Wybitny: Gol i rekord Messiego
Leo Messi nie mógł inaczej zakończyć tego obfitego w bramki 2012 roku niż zaliczając kolejne trafienie. Był to jego 91. gol w roku kalendarzowym. O pięć mniej ma Gerd Müller, a dopóki na Messiego czekają kolejne mecze, ten nie przestaje mierzyć w następne rekordy. Kolejnym jego wyzwaniem będzie wyrównanie swojego osiągnięcia, czyli zdobycie goli w ośmiu meczach ligowych z rzędu. Szansa na to będzie już na początku stycznia w derbach Barcelony.
Znakomita: Ofensywna gra Jordiego Alby
To jedna z wielu nowości w tym sezonie. Lewa flanka przekształciła się ostatnio w autostradę, na której Jordi Alba szaleje i regularnie zdobywa gole i asystuje przy trafieniach kolegów z zespołu. W dzisiejszym meczu wynik otworzył Xavi właśnie po asyście Alby, która była już czwartą w tym sezonie ligowym w wykonaniu katalońskiego obrońcy.

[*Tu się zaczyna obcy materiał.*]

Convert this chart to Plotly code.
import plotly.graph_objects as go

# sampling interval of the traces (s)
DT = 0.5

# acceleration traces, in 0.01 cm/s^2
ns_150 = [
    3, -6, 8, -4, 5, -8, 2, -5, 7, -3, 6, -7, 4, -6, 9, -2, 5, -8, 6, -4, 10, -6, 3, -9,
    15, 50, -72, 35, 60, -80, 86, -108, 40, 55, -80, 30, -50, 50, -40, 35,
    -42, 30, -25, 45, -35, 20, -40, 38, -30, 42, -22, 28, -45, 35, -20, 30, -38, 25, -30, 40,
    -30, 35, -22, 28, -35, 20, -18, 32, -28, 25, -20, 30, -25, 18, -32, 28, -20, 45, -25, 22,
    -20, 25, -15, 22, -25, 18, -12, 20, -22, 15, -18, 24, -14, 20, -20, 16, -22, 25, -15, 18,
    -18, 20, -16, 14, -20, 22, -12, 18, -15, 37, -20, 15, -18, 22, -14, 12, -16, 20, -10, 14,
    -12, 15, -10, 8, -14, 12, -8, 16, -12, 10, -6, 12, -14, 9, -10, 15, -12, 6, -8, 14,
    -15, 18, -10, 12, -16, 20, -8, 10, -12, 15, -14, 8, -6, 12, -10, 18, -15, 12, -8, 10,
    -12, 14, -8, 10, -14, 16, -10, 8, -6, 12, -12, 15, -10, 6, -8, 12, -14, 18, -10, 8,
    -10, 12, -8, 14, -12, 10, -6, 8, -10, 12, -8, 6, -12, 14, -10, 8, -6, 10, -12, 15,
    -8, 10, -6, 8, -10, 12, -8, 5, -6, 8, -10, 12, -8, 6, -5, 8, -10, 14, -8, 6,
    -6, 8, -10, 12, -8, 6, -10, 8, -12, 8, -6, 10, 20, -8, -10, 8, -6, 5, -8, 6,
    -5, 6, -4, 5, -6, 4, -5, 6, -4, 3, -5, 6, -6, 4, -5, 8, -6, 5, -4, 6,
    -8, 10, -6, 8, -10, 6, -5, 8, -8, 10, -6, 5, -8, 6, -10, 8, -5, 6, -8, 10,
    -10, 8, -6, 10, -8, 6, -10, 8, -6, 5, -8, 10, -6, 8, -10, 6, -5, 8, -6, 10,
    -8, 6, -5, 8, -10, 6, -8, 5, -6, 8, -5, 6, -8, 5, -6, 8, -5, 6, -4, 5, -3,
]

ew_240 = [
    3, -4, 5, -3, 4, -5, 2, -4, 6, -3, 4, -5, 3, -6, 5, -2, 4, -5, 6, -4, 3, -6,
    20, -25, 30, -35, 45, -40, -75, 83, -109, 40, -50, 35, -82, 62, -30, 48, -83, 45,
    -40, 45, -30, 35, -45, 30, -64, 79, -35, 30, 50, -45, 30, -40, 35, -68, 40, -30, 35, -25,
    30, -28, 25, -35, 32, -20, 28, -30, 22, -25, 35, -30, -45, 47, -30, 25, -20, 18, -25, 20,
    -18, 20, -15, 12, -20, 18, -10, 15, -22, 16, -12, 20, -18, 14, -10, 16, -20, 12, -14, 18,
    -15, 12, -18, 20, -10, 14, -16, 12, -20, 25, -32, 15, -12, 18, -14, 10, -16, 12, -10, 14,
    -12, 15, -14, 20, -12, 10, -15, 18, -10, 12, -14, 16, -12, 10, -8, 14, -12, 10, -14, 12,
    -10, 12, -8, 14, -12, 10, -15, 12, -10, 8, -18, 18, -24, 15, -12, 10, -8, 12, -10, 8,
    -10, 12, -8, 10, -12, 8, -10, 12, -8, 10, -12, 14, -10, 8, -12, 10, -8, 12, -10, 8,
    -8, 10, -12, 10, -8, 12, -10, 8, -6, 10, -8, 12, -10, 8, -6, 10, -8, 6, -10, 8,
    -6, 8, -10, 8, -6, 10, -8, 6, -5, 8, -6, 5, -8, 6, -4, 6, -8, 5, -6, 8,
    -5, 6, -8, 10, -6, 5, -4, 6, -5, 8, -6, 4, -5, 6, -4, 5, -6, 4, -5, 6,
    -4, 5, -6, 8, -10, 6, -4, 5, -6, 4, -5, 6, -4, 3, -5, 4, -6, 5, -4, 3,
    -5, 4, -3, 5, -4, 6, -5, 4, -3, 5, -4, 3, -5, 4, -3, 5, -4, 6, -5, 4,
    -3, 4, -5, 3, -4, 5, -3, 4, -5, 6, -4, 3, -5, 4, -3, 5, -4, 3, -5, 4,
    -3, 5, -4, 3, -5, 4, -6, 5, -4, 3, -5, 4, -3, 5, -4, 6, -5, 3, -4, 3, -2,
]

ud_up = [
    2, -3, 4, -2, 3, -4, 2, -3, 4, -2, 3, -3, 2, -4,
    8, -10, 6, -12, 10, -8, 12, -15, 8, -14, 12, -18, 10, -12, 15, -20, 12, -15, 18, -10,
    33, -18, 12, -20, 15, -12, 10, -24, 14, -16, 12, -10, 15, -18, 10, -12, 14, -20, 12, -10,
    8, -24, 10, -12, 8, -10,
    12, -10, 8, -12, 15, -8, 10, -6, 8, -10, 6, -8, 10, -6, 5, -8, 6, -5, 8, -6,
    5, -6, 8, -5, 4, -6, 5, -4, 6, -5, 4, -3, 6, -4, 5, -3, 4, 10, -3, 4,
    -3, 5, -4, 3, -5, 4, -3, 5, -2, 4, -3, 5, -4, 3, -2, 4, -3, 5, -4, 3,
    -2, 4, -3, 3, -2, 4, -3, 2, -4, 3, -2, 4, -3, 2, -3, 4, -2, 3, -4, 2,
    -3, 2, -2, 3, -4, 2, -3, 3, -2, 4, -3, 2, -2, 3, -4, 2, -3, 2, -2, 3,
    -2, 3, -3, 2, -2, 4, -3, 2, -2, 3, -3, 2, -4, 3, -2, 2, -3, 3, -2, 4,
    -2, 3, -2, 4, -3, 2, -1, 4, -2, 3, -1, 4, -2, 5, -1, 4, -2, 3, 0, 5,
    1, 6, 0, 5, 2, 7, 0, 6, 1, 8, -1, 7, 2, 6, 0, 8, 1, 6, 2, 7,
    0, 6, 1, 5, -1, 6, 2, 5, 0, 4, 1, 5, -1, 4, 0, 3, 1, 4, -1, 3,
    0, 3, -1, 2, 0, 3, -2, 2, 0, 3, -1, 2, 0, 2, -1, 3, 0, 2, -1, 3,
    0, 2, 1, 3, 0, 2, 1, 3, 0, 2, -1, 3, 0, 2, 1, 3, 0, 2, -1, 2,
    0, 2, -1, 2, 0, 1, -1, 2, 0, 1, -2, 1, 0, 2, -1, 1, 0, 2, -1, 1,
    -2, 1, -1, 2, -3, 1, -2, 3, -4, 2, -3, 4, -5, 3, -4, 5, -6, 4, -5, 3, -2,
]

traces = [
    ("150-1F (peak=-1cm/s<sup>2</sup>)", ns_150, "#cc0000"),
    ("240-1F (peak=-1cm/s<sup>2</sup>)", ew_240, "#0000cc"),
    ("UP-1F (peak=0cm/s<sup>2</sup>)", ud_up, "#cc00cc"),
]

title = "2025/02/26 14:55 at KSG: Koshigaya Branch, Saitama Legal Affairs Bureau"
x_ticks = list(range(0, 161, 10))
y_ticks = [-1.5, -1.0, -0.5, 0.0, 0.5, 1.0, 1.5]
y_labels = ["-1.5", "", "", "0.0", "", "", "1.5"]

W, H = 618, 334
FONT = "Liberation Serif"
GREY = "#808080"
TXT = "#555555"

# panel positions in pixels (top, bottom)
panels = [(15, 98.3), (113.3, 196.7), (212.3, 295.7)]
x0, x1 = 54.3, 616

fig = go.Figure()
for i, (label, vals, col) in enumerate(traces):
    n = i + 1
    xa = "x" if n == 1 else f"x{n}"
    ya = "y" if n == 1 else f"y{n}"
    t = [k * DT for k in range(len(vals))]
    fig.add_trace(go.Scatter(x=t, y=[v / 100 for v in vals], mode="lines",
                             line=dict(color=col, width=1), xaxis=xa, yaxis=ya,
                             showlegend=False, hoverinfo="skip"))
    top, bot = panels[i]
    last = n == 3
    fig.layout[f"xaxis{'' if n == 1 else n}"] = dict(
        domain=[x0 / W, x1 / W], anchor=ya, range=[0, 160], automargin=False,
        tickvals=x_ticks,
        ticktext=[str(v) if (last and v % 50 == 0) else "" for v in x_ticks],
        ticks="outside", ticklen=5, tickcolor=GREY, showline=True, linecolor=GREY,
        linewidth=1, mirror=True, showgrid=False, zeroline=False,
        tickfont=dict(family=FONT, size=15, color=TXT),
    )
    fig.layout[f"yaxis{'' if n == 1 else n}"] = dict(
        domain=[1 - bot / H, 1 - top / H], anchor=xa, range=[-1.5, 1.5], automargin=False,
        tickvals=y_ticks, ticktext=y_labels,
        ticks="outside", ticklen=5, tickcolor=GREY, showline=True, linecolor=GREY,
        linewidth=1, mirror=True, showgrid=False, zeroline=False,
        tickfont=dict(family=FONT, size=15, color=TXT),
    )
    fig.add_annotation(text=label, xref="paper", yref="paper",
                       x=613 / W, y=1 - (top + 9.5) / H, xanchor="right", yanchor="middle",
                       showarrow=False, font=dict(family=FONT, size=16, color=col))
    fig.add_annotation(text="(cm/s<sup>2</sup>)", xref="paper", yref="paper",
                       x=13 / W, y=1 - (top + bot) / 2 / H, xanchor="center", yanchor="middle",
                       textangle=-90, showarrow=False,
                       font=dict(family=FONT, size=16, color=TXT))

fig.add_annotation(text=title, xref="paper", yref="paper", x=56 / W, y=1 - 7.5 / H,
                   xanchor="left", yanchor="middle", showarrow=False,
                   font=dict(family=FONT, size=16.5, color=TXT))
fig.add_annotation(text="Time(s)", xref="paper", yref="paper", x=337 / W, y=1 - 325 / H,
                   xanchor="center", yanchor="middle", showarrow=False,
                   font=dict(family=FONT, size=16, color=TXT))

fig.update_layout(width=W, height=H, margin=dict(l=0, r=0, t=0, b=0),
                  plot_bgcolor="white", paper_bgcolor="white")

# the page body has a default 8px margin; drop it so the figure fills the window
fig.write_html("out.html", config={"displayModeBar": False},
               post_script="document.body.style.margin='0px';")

Zatwierdzona: Przyszłość oferowana przez Tello
Zaledwie 30 sekund wystarczyło Tello do zdobycia gola i uspokojenia meczu po trafieniu Javiego Guerry w 89. minucie. Podczas gdy culés zajęci są dyskusjami o tym czy z przodu powinien grać Villa, Pedro, czy może Alexis, Tello pokazuje do kogo będzie należała przyszłość w ataku Barçy.
W toku: Upór Alexisa
Piąty mecz ligowy z rzędu David Villa rozpoczął na ławce, a Alexis znów nie przekonał do siebie nikogo. Nie można odmówić mu wysiłku i pracy, ale upór maniaka, z jakim stawia na niego trener, nakłada na zawodnika jeszcze większa presję.